— Start INFORMATION PROVIDED —

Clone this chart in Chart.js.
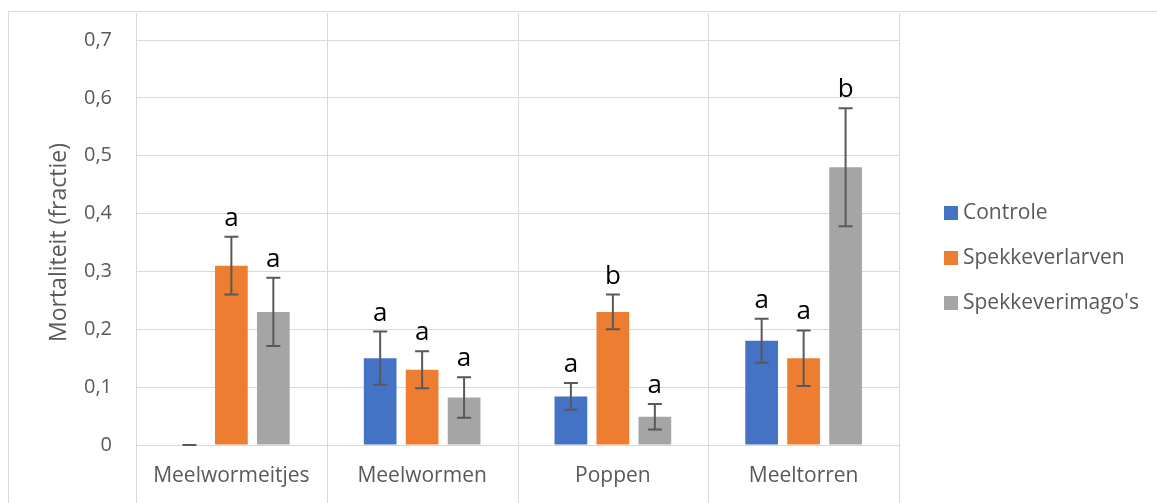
<!DOCTYPE html>
<html>
<head>
<meta charset="utf-8">
<script src="https://cdn.jsdelivr.net/npm/chart.js@4.4.1/dist/chart.umd.min.js"></script>
<style>
  html, body { margin: 0; padding: 0; background: #ffffff; }
  canvas { display: block; }
</style>
</head>
<body>
<canvas id="mortalityChart" width="1157" height="503"></canvas>
<script>
// ===== DATA =====
const categories = ['Meelwormeitjes', 'Meelwormen', 'Poppen', 'Meeltorren'];
const seriesNames = ['Controle', 'Spekkeverlarven', "Spekkeverimago's"];

const controle = [0, 0.15, 0.084, 0.18];
const spekkeverlarven = [0.31, 0.13, 0.23, 0.15];
const spekkeverimagos = [0.23, 0.082, 0.049, 0.48];

const errControle = [0, 0.046, 0.023, 0.038];
const errLarven = [0.05, 0.032, 0.03, 0.048];
const errImagos = [0.059, 0.035, 0.022, 0.102];

const lettersControle = ['', 'a', 'a', 'a'];
const lettersLarven = ['a', 'a', 'b', 'a'];
const lettersImagos = ['a', 'a', 'a', 'b'];

const yTicks = [0, 0.1, 0.2, 0.3, 0.4, 0.5, 0.6, 0.7];

const seriesValues = [controle, spekkeverlarven, spekkeverimagos];
const seriesErrors = [errControle, errLarven, errImagos];
const seriesLetters = [lettersControle, lettersLarven, lettersImagos];
const seriesColors = ['#4472C4', '#ED7D31', '#A5A5A5'];

const FONT = "'Open Sans', 'Noto Sans', sans-serif";
const GRID = '#d9d9d9';
const TEXT = '#595959';

// ===== PLUGINS =====
// white background, outer frame and full-height category separators
const framePlugin = {
    id: 'frame',
    beforeDraw(chart) {
        const ctx = chart.ctx;
        const x = chart.scales.x;
        ctx.save();
        ctx.fillStyle = '#ffffff';
        ctx.fillRect(0, 0, chart.width, chart.height);
        ctx.strokeStyle = GRID;
        ctx.lineWidth = 1;
        ctx.beginPath();
        ctx.moveTo(8.5, chart.height);
        ctx.lineTo(8.5, 11.5);
        ctx.lineTo(chart.width, 11.5);
        const catW = x.width / categories.length;
        for (let k = 0; k <= categories.length; k++) {
            const px = Math.round(x.left + k * catW) + 0.5;
            ctx.moveTo(px, 13);
            ctx.lineTo(px, chart.height);
        }
        ctx.stroke();
        ctx.restore();
    }
};

// error bars and significance letters
const errorBarPlugin = {
    id: 'errorBars',
    afterDatasetsDraw(chart) {
        const ctx = chart.ctx;
        const y = chart.scales.y;
        ctx.save();
        chart.data.datasets.forEach((ds, i) => {
            const meta = chart.getDatasetMeta(i);
            meta.data.forEach((bar, j) => {
                const v = seriesValues[i][j];
                const e = seriesErrors[i][j];
                const top = y.getPixelForValue(v + e);
                const bot = y.getPixelForValue(Math.max(v - e, 0));
                ctx.strokeStyle = TEXT;
                ctx.lineWidth = 2;
                ctx.beginPath();
                ctx.moveTo(bar.x, top);
                ctx.lineTo(bar.x, bot);
                ctx.moveTo(bar.x - 7, top);
                ctx.lineTo(bar.x + 7, top);
                ctx.moveTo(bar.x - 7, bot);
                ctx.lineTo(bar.x + 7, bot);
                ctx.stroke();

                const letter = seriesLetters[i][j];
                if (letter) {
                    ctx.fillStyle = '#000000';
                    ctx.font = '26px ' + FONT;
                    ctx.textAlign = 'center';
                    ctx.textBaseline = 'alphabetic';
                    ctx.fillText(letter, bar.x, top - 11);
                }
            });
        });
        ctx.restore();
    }
};

// legend on the right
const legendPlugin = {
    id: 'sideLegend',
    afterDraw(chart) {
        const ctx = chart.ctx;
        ctx.save();
        ctx.font = '21px ' + FONT;
        ctx.textBaseline = 'middle';
        ctx.textAlign = 'left';
        chart.data.datasets.forEach((ds, i) => {
            const cy = 213 + i * 45;
            ctx.fillStyle = ds.backgroundColor;
            ctx.fillRect(944, cy - 7, 14, 14);
            ctx.fillStyle = TEXT;
            ctx.fillText(ds.label, 963, cy);
        });
        ctx.restore();
    }
};

// ===== CHART =====
const ctx = document.getElementById('mortalityChart');
new Chart(ctx, {
    type: 'bar',
    data: {
        labels: categories,
        datasets: seriesNames.map((name, i) => ({
            label: name,
            data: seriesValues[i],
            backgroundColor: seriesColors[i],
            borderWidth: 0,
            categoryPercentage: 0.66,
            barPercentage: 0.78
        }))
    },
    options: {
        responsive: false,
        animation: false,
        layout: { padding: { top: 40, right: 258, left: 0, bottom: 0 } },
        plugins: {
            legend: { display: false },
            tooltip: { enabled: false }
        },
        scales: {
            x: {
                grid: { display: false, drawTicks: false },
                border: { display: false },
                ticks: { color: TEXT, font: { family: FONT, size: 21 }, padding: 18 },
                afterFit(scale) { scale.height = 58; }
            },
            y: {
                min: 0,
                max: 0.7,
                afterBuildTicks(scale) { scale.ticks = yTicks.map(v => ({ value: v })); },
                grid: { color: GRID, lineWidth: 1, drawTicks: false },
                border: { display: false },
                ticks: {
                    color: TEXT,
                    font: { family: FONT, size: 20 },
                    padding: 24,
                    callback: v => v === 0 ? '0' : v.toFixed(1).replace('.', ',')
                },
                title: {
                    display: true,
                    text: 'Mortaliteit (fractie)',
                    color: TEXT,
                    font: { family: FONT, size: 23 },
                    padding: { top: 46, bottom: 0 }
                },
                afterFit(scale) { scale.width = 136; }
            }
        }
    },
    plugins: [framePlugin, errorBarPlugin, legendPlugin]
});
</script>
</body>
</html>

— End INFORMATION PROVIDED —

— GOAL —
Copy the material exactly. Do not include the pictures.

— RESPONSE TO THIS EXERCISE —
Clone this chart in Chart.js.
<!DOCTYPE html>
<html>
<head>
<meta charset="utf-8">
<script src="https://cdn.jsdelivr.net/npm/chart.js@4.4.1/dist/chart.umd.min.js"></script>
<style>
  html, body { margin: 0; padding: 0; background: #ffffff; }
  canvas { display: block; }
</style>
</head>
<body>
<canvas id="mortalityChart" width="1157" height="503"></canvas>
<script>
// ===== DATA =====
const categories = ['Meelwormeitjes', 'Meelwormen', 'Poppen', 'Meeltorren'];
const seriesNames = ['Controle', 'Spekkeverlarven', "Spekkeverimago's"];

const controle = [0, 0.15, 0.084, 0.18];
const spekkeverlarven = [0.31, 0.13, 0.23, 0.15];
const spekkeverimagos = [0.23, 0.082, 0.049, 0.48];

const errControle = [0, 0.046, 0.023, 0.038];
const errLarven = [0.05, 0.032, 0.03, 0.048];
const errImagos = [0.059, 0.035, 0.022, 0.102];

const lettersControle = ['', 'a', 'a', 'a'];
const lettersLarven = ['a', 'a', 'b', 'a'];
const lettersImagos = ['a', 'a', 'a', 'b'];

const yTicks = [0, 0.1, 0.2, 0.3, 0.4, 0.5, 0.6, 0.7];

const seriesValues = [controle, spekkeverlarven, spekkeverimagos];
const seriesErrors = [errControle, errLarven, errImagos];
const seriesLetters = [lettersControle, lettersLarven, lettersImagos];
const seriesColors = ['#4472C4', '#ED7D31', '#A5A5A5'];

const FONT = "'Open Sans', 'Noto Sans', sans-serif";
const GRID = '#d9d9d9';
const TEXT = '#595959';

// ===== PLUGINS =====
// white background, outer frame and full-height category separators
const framePlugin = {
    id: 'frame',
    beforeDraw(chart) {
        const ctx = chart.ctx;
        const x = chart.scales.x;
        ctx.save();
        ctx.fillStyle = '#ffffff';
        ctx.fillRect(0, 0, chart.width, chart.height);
        ctx.strokeStyle = GRID;
        ctx.lineWidth = 1;
        ctx.beginPath();
        ctx.moveTo(8.5, chart.height);
        ctx.lineTo(8.5, 11.5);
        ctx.lineTo(chart.width, 11.5);
        const catW = x.width / categories.length;
        for (let k = 0; k <= categories.length; k++) {
            const px = Math.round(x.left + k * catW) + 0.5;
            ctx.moveTo(px, 13);
            ctx.lineTo(px, chart.height);
        }
        ctx.stroke();
        ctx.restore();
    }
};

// error bars and significance letters
const errorBarPlugin = {
    id: 'errorBars',
    afterDatasetsDraw(chart) {
        const ctx = chart.ctx;
        const y = chart.scales.y;
        ctx.save();
        chart.data.datasets.forEach((ds, i) => {
            const meta = chart.getDatasetMeta(i);
            meta.data.forEach((bar, j) => {
                const v = seriesValues[i][j];
                const e = seriesErrors[i][j];
                const top = y.getPixelForValue(v + e);
                const bot = y.getPixelForValue(Math.max(v - e, 0));
                ctx.strokeStyle = TEXT;
                ctx.lineWidth = 2;
                ctx.beginPath();
                ctx.moveTo(bar.x, top);
                ctx.lineTo(bar.x, bot);
                ctx.moveTo(bar.x - 7, top);
                ctx.lineTo(bar.x + 7, top);
                ctx.moveTo(bar.x - 7, bot);
                ctx.lineTo(bar.x + 7, bot);
                ctx.stroke();

                const letter = seriesLetters[i][j];
                if (letter) {
                    ctx.fillStyle = '#000000';
                    ctx.font = '26px ' + FONT;
                    ctx.textAlign = 'center';
                    ctx.textBaseline = 'alphabetic';
                    ctx.fillText(letter, bar.x, top - 11);
                }
            });
        });
        ctx.restore();
    }
};

// legend on the right
const legendPlugin = {
    id: 'sideLegend',
    afterDraw(chart) {
        const ctx = chart.ctx;
        ctx.save();
        ctx.font = '21px ' + FONT;
        ctx.textBaseline = 'middle';
        ctx.textAlign = 'left';
        chart.data.datasets.forEach((ds, i) => {
            const cy = 213 + i * 45;
            ctx.fillStyle = ds.backgroundColor;
            ctx.fillRect(944, cy - 7, 14, 14);
            ctx.fillStyle = TEXT;
            ctx.fillText(ds.label, 963, cy);
        });
        ctx.restore();
    }
};

// ===== CHART =====
const ctx = document.getElementById('mortalityChart');
new Chart(ctx, {
    type: 'bar',
    data: {
        labels: categories,
        datasets: seriesNames.map((name, i) => ({
            label: name,
            data: seriesValues[i],
            backgroundColor: seriesColors[i],
            borderWidth: 0,
            categoryPercentage: 0.66,
            barPercentage: 0.78
        }))
    },
    options: {
        responsive: false,
        animation: false,
        layout: { padding: { top: 40, right: 258, left: 0, bottom: 0 } },
        plugins: {
            legend: { display: false },
            tooltip: { enabled: false }
        },
        scales: {
            x: {
                grid: { display: false, drawTicks: false },
                border: { display: false },
                ticks: { color: TEXT, font: { family: FONT, size: 21 }, padding: 18 },
                afterFit(scale) { scale.height = 58; }
            },
            y: {
                min: 0,
                max: 0.7,
                afterBuildTicks(scale) { scale.ticks = yTicks.map(v => ({ value: v })); },
                grid: { color: GRID, lineWidth: 1, drawTicks: false },
                border: { display: false },
                ticks: {
                    color: TEXT,
                    font: { family: FONT, size: 20 },
                    padding: 24,
                    callback: v => v === 0 ? '0' : v.toFixed(1).replace('.', ',')
                },
                title: {
                    display: true,
                    text: 'Mortaliteit (fractie)',
                    color: TEXT,
                    font: { family: FONT, size: 23 },
                    padding: { top: 46, bottom: 0 }
                },
                afterFit(scale) { scale.width = 136; }
            }
        }
    },
    plugins: [framePlugin, errorBarPlugin, legendPlugin]
});
</script>
</body>
</html>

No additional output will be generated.